Supplied information>
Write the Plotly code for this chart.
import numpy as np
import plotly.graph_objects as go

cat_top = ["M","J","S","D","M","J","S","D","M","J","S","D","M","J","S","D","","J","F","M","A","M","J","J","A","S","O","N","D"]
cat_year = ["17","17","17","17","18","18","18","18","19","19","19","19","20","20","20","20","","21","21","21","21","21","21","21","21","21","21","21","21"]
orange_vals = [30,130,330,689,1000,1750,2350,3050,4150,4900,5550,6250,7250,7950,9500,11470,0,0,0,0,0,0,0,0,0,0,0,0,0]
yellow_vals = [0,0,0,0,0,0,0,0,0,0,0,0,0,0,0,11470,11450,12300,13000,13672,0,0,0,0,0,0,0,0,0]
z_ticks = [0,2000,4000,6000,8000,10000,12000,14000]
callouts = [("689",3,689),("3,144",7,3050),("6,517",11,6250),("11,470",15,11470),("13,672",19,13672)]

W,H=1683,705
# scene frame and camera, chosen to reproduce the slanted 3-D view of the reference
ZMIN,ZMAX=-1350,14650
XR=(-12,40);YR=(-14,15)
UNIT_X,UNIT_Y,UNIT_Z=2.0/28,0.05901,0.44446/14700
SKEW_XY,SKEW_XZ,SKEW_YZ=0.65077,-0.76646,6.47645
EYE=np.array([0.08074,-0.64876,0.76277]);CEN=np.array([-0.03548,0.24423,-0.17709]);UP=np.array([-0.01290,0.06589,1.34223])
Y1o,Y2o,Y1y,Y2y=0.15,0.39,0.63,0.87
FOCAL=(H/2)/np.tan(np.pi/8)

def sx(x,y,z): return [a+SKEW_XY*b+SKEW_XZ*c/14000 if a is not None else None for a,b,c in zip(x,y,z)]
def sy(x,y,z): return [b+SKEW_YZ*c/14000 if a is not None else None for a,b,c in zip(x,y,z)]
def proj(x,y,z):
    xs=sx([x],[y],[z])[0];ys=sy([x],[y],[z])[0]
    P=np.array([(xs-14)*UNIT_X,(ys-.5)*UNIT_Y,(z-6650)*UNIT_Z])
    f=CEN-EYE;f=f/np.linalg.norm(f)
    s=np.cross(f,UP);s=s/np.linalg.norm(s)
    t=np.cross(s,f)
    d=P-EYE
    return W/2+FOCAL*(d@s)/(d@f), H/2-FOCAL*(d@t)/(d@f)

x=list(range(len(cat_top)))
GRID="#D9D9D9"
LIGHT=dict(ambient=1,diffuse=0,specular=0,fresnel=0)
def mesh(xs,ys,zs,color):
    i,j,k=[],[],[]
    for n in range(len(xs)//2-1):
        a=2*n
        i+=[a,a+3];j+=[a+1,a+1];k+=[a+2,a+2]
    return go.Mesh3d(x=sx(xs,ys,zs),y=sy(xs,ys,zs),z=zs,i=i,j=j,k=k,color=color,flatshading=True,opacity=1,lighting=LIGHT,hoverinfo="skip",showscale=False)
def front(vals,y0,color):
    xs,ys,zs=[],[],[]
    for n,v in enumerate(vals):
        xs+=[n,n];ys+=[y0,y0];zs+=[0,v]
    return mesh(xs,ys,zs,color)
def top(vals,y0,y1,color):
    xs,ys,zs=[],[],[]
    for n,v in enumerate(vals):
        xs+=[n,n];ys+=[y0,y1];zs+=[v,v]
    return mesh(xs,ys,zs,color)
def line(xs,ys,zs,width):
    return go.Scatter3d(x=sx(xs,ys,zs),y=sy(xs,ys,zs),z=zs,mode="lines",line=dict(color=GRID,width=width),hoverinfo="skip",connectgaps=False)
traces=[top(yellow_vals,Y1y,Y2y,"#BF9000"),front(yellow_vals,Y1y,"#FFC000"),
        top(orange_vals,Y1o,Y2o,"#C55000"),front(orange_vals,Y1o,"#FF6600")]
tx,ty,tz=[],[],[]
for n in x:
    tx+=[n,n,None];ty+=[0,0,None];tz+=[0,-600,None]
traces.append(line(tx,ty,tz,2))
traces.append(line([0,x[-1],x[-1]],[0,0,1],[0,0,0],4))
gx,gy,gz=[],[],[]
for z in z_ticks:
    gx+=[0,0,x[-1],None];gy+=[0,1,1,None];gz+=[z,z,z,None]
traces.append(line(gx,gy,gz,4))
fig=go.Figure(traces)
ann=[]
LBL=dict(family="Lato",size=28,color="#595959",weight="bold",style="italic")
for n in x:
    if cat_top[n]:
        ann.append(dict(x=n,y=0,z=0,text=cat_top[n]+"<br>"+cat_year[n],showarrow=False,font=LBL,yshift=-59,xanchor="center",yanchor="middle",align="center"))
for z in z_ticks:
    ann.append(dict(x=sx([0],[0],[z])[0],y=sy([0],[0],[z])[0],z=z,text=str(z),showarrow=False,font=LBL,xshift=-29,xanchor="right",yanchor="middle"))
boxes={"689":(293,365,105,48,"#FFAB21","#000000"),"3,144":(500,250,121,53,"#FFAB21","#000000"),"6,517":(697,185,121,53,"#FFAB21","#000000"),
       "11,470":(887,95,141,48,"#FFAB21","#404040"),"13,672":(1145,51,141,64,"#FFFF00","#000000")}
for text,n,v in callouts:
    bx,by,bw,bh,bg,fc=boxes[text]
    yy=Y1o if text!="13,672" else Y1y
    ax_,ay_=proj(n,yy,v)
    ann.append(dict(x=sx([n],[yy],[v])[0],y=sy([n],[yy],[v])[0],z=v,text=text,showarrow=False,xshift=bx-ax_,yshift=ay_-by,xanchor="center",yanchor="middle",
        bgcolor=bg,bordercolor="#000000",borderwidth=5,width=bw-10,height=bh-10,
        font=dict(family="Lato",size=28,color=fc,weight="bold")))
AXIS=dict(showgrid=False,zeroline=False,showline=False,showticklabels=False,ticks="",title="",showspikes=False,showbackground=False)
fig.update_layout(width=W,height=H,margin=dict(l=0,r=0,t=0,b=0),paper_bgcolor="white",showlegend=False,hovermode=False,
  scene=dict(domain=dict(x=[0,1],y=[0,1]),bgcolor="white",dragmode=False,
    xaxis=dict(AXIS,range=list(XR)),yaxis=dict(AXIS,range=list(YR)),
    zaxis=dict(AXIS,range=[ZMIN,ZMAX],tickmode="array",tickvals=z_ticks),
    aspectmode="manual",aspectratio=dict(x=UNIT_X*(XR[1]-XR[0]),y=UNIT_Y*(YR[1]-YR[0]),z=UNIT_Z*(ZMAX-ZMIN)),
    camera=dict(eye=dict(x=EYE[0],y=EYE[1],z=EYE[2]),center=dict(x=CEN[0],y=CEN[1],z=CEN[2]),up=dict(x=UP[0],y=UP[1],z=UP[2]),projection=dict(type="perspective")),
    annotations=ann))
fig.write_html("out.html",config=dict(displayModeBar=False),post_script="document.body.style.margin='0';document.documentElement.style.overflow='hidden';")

The request> Copy out only the lines running from the beginning of the data to the line with "FOCAL=(H/2)/np.tan(np.pi/8)", both ends included.

Result>
Write the Plotly code for this chart.
import numpy as np
import plotly.graph_objects as go

cat_top = ["M","J","S","D","M","J","S","D","M","J","S","D","M","J","S","D","","J","F","M","A","M","J","J","A","S","O","N","D"]
cat_year = ["17","17","17","17","18","18","18","18","19","19","19","19","20","20","20","20","","21","21","21","21","21","21","21","21","21","21","21","21"]
orange_vals = [30,130,330,689,1000,1750,2350,3050,4150,4900,5550,6250,7250,7950,9500,11470,0,0,0,0,0,0,0,0,0,0,0,0,0]
yellow_vals = [0,0,0,0,0,0,0,0,0,0,0,0,0,0,0,11470,11450,12300,13000,13672,0,0,0,0,0,0,0,0,0]
z_ticks = [0,2000,4000,6000,8000,10000,12000,14000]
callouts = [("689",3,689),("3,144",7,3050),("6,517",11,6250),("11,470",15,11470),("13,672",19,13672)]

W,H=1683,705
# scene frame and camera, chosen to reproduce the slanted 3-D view of the reference
ZMIN,ZMAX=-1350,14650
XR=(-12,40);YR=(-14,15)
UNIT_X,UNIT_Y,UNIT_Z=2.0/28,0.05901,0.44446/14700
SKEW_XY,SKEW_XZ,SKEW_YZ=0.65077,-0.76646,6.47645
EYE=np.array([0.08074,-0.64876,0.76277]);CEN=np.array([-0.03548,0.24423,-0.17709]);UP=np.array([-0.01290,0.06589,1.34223])
Y1o,Y2o,Y1y,Y2y=0.15,0.39,0.63,0.87
FOCAL=(H/2)/np.tan(np.pi/8)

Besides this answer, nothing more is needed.